THE EXERCISE:
Below, find each line holding "that" and state how many there are, using the number alone.
━━━━━━━━
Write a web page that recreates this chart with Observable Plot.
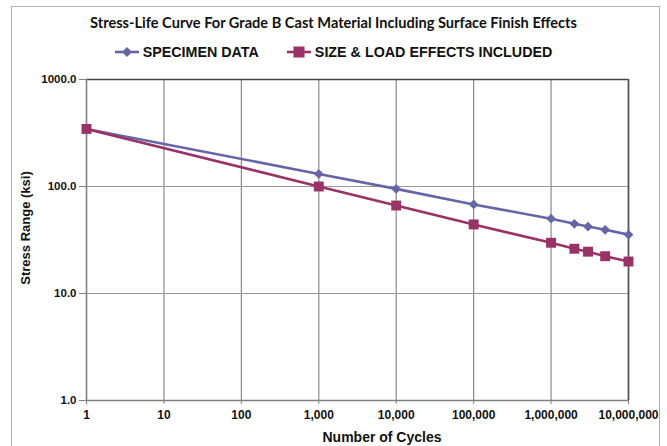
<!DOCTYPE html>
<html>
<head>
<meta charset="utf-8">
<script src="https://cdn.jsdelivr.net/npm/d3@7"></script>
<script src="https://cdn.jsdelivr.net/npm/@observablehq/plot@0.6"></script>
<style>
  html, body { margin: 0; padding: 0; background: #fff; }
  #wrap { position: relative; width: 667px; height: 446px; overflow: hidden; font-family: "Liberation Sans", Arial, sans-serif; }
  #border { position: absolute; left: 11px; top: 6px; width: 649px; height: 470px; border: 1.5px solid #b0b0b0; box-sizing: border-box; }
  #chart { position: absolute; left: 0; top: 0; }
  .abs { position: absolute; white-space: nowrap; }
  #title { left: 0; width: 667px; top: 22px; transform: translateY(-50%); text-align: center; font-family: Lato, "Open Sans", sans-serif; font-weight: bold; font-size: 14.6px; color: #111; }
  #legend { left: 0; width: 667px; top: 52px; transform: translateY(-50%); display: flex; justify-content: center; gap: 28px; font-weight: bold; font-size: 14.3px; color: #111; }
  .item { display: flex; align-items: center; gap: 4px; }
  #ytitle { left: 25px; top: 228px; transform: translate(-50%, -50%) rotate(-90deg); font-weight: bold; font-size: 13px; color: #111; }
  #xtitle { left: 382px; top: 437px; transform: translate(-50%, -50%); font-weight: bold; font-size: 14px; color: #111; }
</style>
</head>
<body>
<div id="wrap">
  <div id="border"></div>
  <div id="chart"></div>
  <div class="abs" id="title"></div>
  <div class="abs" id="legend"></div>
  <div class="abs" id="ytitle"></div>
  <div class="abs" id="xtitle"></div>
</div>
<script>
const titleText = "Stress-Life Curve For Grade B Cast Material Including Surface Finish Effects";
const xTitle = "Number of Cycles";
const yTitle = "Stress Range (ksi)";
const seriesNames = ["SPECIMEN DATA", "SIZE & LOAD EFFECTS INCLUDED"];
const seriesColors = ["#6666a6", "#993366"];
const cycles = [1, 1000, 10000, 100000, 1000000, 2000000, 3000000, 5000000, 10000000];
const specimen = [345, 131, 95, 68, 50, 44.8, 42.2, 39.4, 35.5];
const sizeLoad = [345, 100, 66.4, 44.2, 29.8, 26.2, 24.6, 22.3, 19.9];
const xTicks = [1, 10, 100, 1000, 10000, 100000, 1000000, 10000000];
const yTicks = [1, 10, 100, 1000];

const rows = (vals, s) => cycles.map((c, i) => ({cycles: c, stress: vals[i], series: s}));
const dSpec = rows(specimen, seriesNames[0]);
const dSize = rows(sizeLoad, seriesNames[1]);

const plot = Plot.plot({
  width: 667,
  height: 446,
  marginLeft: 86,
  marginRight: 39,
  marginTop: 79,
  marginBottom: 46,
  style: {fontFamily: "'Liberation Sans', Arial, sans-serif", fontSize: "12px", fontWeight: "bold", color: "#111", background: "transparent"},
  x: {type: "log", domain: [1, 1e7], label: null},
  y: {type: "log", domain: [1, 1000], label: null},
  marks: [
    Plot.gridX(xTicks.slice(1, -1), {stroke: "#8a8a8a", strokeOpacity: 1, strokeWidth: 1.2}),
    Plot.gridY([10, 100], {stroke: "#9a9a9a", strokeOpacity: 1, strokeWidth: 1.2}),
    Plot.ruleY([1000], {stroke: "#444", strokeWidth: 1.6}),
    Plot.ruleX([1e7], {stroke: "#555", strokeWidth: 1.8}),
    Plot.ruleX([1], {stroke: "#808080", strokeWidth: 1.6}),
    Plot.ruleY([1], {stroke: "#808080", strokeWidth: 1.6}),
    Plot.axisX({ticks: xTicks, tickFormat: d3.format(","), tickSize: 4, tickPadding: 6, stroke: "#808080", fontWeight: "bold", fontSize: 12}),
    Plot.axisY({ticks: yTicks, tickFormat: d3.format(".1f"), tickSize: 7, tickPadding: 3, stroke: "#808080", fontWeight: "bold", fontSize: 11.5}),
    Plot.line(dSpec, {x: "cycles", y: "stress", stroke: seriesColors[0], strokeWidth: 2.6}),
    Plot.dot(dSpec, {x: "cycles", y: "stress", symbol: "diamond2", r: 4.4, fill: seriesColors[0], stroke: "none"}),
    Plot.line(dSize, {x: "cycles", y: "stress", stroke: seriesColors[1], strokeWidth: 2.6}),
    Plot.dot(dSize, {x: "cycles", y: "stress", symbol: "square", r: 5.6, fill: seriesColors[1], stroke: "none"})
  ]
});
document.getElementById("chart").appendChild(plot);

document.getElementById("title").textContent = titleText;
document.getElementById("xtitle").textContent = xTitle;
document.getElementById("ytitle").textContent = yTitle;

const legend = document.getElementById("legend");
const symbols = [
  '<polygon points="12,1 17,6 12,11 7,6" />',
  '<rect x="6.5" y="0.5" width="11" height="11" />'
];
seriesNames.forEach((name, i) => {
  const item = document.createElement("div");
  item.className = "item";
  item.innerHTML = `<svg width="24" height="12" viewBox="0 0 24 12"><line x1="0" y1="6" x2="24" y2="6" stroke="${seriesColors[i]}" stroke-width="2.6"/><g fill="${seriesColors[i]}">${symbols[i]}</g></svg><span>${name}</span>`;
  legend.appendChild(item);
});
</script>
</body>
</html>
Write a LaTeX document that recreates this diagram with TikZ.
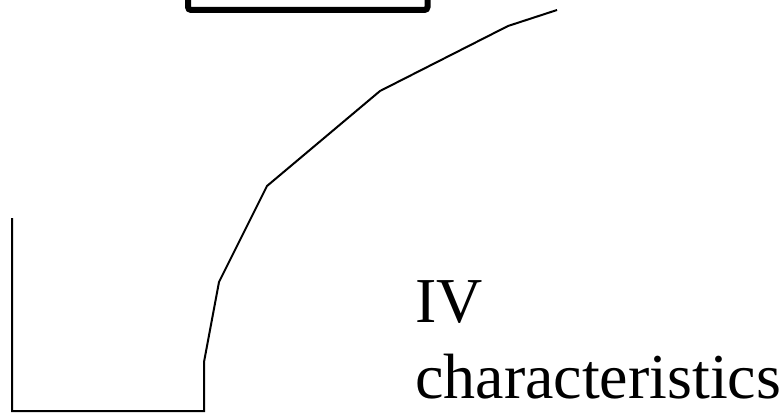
━━━━━━━━
TASK RESPONSE:
2